--- start of Entries supplied ---

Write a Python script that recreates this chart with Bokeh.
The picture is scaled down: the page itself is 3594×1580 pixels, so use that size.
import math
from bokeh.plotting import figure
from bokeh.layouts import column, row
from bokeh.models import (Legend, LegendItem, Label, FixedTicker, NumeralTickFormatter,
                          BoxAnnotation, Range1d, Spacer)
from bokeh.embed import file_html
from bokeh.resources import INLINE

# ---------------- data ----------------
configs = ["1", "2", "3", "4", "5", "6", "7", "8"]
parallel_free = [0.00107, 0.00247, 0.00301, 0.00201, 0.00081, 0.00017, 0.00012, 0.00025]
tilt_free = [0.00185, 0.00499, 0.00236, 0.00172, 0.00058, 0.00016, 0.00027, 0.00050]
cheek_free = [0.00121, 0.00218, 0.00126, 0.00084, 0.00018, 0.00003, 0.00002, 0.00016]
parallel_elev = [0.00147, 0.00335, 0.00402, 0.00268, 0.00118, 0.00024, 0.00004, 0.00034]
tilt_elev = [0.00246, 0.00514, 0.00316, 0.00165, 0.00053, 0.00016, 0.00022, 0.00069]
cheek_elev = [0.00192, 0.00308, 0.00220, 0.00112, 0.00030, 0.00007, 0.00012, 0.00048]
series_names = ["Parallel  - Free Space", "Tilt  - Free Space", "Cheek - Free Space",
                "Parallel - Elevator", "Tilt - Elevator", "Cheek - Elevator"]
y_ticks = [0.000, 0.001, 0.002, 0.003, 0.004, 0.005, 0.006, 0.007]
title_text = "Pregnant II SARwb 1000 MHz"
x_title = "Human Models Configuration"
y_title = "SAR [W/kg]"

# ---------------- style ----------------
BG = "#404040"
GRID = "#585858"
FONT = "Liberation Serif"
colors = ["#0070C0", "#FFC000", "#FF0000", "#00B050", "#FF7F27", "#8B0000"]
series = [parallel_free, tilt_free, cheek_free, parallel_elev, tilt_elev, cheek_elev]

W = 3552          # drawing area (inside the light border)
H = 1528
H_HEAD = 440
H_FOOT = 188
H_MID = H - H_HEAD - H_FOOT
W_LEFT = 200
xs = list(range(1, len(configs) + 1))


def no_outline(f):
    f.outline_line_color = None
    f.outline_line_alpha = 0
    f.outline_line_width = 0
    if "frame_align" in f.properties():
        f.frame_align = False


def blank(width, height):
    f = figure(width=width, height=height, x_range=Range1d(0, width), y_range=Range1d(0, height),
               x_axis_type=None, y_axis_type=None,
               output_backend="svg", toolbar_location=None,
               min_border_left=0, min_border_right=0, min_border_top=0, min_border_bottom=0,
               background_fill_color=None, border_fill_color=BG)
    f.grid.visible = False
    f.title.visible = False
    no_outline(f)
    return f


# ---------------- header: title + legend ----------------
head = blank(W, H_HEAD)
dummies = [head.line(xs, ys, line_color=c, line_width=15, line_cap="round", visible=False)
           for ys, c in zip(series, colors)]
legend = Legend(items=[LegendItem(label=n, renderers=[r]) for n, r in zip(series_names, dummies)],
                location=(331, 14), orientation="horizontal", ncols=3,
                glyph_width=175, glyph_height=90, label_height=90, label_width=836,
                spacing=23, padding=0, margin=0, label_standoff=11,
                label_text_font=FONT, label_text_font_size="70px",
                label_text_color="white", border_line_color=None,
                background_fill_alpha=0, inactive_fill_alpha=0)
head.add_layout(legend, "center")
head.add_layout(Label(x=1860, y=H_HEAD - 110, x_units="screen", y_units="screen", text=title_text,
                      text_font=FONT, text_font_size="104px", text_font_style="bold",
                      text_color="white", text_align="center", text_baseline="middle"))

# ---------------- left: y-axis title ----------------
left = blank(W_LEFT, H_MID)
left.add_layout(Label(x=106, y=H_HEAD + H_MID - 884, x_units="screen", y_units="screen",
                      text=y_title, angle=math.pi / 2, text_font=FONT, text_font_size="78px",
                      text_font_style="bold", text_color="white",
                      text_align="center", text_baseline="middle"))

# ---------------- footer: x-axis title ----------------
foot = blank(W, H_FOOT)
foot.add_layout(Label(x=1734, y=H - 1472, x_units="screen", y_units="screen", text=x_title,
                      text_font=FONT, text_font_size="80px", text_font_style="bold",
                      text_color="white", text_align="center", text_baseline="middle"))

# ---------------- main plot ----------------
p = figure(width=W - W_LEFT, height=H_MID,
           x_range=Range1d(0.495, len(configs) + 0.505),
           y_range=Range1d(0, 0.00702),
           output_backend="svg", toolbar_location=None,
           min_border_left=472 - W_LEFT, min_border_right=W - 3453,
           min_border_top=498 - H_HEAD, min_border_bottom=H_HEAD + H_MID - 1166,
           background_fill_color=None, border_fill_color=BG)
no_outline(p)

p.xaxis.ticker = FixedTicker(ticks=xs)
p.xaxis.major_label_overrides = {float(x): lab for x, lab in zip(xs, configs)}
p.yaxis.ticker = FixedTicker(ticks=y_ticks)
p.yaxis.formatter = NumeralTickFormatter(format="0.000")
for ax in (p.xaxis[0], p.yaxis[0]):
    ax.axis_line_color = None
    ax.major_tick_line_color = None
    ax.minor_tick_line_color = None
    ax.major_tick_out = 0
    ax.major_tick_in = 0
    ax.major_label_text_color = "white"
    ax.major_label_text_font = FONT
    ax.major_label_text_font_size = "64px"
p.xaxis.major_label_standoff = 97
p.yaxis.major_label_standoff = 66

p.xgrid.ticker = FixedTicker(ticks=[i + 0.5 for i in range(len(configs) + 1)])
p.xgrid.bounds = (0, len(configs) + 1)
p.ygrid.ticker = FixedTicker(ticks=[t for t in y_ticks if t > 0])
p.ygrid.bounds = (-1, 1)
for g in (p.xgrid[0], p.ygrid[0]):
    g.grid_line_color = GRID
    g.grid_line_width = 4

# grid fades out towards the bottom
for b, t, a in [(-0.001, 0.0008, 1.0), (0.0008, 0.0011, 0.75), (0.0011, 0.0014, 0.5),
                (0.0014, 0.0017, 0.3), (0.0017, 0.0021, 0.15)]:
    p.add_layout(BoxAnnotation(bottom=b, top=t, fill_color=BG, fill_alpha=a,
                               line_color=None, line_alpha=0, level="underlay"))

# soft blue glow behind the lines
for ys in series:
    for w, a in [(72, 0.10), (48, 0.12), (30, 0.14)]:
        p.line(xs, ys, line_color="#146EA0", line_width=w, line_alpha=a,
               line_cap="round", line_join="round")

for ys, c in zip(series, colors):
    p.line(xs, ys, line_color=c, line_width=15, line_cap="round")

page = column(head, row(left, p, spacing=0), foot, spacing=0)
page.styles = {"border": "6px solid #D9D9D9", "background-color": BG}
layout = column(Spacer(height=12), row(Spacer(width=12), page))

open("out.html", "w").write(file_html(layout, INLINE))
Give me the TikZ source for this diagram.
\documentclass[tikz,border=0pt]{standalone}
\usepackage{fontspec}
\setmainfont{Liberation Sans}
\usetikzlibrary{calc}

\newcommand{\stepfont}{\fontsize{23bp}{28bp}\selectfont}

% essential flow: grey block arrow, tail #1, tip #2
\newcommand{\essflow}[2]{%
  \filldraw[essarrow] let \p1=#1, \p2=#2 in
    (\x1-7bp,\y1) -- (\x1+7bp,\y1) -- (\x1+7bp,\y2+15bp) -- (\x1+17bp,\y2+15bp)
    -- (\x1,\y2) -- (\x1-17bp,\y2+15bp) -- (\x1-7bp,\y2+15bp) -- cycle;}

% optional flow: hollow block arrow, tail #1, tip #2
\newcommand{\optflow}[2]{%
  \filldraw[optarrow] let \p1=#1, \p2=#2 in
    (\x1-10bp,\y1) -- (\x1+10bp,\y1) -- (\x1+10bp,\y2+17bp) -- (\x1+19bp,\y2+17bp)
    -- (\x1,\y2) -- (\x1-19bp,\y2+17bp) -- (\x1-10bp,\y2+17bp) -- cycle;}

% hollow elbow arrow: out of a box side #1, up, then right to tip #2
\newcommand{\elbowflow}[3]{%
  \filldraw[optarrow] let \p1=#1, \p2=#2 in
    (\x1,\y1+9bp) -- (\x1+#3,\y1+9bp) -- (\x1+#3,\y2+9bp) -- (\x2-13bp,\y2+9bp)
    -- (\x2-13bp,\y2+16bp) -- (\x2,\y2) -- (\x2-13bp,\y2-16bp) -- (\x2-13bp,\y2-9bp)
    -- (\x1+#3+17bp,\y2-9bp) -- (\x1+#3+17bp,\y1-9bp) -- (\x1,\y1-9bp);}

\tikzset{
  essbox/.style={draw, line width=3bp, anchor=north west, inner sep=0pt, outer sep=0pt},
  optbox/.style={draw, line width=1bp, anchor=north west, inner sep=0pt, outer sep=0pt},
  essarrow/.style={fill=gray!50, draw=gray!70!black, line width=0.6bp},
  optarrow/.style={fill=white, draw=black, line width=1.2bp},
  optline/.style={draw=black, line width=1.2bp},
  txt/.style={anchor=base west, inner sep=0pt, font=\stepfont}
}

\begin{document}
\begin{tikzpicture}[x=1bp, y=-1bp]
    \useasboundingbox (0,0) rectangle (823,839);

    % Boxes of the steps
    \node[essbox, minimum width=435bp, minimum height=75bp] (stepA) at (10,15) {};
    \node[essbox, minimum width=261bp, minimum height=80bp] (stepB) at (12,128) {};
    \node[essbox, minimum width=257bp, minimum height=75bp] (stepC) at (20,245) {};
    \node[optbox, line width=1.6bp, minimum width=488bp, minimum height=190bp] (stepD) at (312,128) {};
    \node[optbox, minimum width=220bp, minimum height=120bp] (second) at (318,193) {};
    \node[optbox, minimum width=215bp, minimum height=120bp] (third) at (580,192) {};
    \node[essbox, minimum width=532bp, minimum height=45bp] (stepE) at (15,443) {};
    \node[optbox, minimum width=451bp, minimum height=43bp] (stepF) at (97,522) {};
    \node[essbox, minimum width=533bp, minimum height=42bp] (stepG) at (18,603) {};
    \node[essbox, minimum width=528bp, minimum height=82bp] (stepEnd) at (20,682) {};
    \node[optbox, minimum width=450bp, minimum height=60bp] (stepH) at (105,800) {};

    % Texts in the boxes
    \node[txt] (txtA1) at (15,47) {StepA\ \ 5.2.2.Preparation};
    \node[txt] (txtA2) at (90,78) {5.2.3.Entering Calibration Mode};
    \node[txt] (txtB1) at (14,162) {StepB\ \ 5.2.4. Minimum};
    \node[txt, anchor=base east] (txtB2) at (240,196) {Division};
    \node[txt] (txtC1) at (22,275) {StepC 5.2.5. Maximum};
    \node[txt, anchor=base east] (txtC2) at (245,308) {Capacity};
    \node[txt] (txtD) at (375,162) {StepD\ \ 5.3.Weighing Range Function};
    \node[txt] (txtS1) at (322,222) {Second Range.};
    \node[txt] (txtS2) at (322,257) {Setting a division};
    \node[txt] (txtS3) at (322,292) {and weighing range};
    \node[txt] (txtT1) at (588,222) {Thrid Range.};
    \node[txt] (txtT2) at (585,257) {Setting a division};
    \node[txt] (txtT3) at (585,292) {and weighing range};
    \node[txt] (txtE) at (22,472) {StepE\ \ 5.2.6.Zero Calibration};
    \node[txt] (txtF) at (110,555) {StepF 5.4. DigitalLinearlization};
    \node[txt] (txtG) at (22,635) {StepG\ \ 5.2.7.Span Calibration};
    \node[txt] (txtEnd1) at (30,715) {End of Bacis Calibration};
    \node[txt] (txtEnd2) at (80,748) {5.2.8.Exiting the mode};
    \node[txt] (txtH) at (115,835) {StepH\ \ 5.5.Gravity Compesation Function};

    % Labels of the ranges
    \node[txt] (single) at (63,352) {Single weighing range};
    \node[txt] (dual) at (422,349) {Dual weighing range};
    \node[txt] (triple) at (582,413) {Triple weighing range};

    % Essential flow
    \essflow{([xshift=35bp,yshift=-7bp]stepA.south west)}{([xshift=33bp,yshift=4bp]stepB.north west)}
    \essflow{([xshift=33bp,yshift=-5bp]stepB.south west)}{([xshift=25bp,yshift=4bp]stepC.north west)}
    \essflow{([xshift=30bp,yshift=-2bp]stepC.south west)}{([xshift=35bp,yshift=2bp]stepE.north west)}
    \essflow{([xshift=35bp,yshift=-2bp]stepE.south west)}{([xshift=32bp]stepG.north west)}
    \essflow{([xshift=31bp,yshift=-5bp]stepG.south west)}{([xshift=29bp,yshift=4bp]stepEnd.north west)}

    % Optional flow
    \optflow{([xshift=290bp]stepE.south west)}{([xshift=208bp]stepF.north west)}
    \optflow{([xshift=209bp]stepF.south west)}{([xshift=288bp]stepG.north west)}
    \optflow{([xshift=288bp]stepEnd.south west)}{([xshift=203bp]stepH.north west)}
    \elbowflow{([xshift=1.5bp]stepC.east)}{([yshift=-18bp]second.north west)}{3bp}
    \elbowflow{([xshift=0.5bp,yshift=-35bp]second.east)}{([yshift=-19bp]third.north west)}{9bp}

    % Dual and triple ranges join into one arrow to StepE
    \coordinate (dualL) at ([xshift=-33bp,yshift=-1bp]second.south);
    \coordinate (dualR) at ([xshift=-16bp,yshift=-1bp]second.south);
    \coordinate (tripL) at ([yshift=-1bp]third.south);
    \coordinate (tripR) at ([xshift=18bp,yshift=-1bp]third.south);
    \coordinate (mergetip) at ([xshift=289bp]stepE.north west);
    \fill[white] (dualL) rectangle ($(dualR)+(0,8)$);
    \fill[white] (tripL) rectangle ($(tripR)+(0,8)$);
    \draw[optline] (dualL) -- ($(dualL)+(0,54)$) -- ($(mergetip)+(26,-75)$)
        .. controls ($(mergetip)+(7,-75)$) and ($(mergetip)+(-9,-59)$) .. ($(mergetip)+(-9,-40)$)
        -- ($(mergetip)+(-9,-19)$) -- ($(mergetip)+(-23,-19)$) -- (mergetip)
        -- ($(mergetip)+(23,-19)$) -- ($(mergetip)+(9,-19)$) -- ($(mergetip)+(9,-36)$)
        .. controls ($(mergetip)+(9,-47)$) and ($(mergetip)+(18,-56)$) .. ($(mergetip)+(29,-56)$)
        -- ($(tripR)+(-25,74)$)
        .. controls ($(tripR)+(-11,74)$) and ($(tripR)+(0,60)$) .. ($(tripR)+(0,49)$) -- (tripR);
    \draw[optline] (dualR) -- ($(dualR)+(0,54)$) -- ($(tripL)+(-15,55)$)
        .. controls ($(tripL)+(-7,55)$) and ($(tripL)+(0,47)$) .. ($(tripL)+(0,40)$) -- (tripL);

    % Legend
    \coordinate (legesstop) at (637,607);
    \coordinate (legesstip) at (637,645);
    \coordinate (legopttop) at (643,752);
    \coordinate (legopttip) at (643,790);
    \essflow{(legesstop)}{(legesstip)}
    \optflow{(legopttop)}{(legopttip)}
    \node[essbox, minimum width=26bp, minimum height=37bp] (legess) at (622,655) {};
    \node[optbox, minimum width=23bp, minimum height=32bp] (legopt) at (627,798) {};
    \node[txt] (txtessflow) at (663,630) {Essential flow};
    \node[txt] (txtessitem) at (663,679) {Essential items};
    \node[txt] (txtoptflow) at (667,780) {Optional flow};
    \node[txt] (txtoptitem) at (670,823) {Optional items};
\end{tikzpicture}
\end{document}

--- end of Entries supplied ---

Among the entries above, locate the lines containing "The picture is" and "xs = list(range(1, len(configs) + 1))", and transcribe exactly those two lines and all lines between.

The picture is scaled down: the page itself is 3594×1580 pixels, so use that size.
import math
from bokeh.plotting import figure
from bokeh.layouts import column, row
from bokeh.models import (Legend, LegendItem, Label, FixedTicker, NumeralTickFormatter,
                          BoxAnnotation, Range1d, Spacer)
from bokeh.embed import file_html
from bokeh.resources import INLINE

# ---------------- data ----------------
configs = ["1", "2", "3", "4", "5", "6", "7", "8"]
parallel_free = [0.00107, 0.00247, 0.00301, 0.00201, 0.00081, 0.00017, 0.00012, 0.00025]
tilt_free = [0.00185, 0.00499, 0.00236, 0.00172, 0.00058, 0.00016, 0.00027, 0.00050]
cheek_free = [0.00121, 0.00218, 0.00126, 0.00084, 0.00018, 0.00003, 0.00002, 0.00016]
parallel_elev = [0.00147, 0.00335, 0.00402, 0.00268, 0.00118, 0.00024, 0.00004, 0.00034]
tilt_elev = [0.00246, 0.00514, 0.00316, 0.00165, 0.00053, 0.00016, 0.00022, 0.00069]
cheek_elev = [0.00192, 0.00308, 0.00220, 0.00112, 0.00030, 0.00007, 0.00012, 0.00048]
series_names = ["Parallel  - Free Space", "Tilt  - Free Space", "Cheek - Free Space",
                "Parallel - Elevator", "Tilt - Elevator", "Cheek - Elevator"]
y_ticks = [0.000, 0.001, 0.002, 0.003, 0.004, 0.005, 0.006, 0.007]
title_text = "Pregnant II SARwb 1000 MHz"
x_title = "Human Models Configuration"
y_title = "SAR [W/kg]"

# ---------------- style ----------------
BG = "#404040"
GRID = "#585858"
FONT = "Liberation Serif"
colors = ["#0070C0", "#FFC000", "#FF0000", "#00B050", "#FF7F27", "#8B0000"]
series = [parallel_free, tilt_free, cheek_free, parallel_elev, tilt_elev, cheek_elev]

W = 3552          # drawing area (inside the light border)
H = 1528
H_HEAD = 440
H_FOOT = 188
H_MID = H - H_HEAD - H_FOOT
W_LEFT = 200
xs = list(range(1, len(configs) + 1))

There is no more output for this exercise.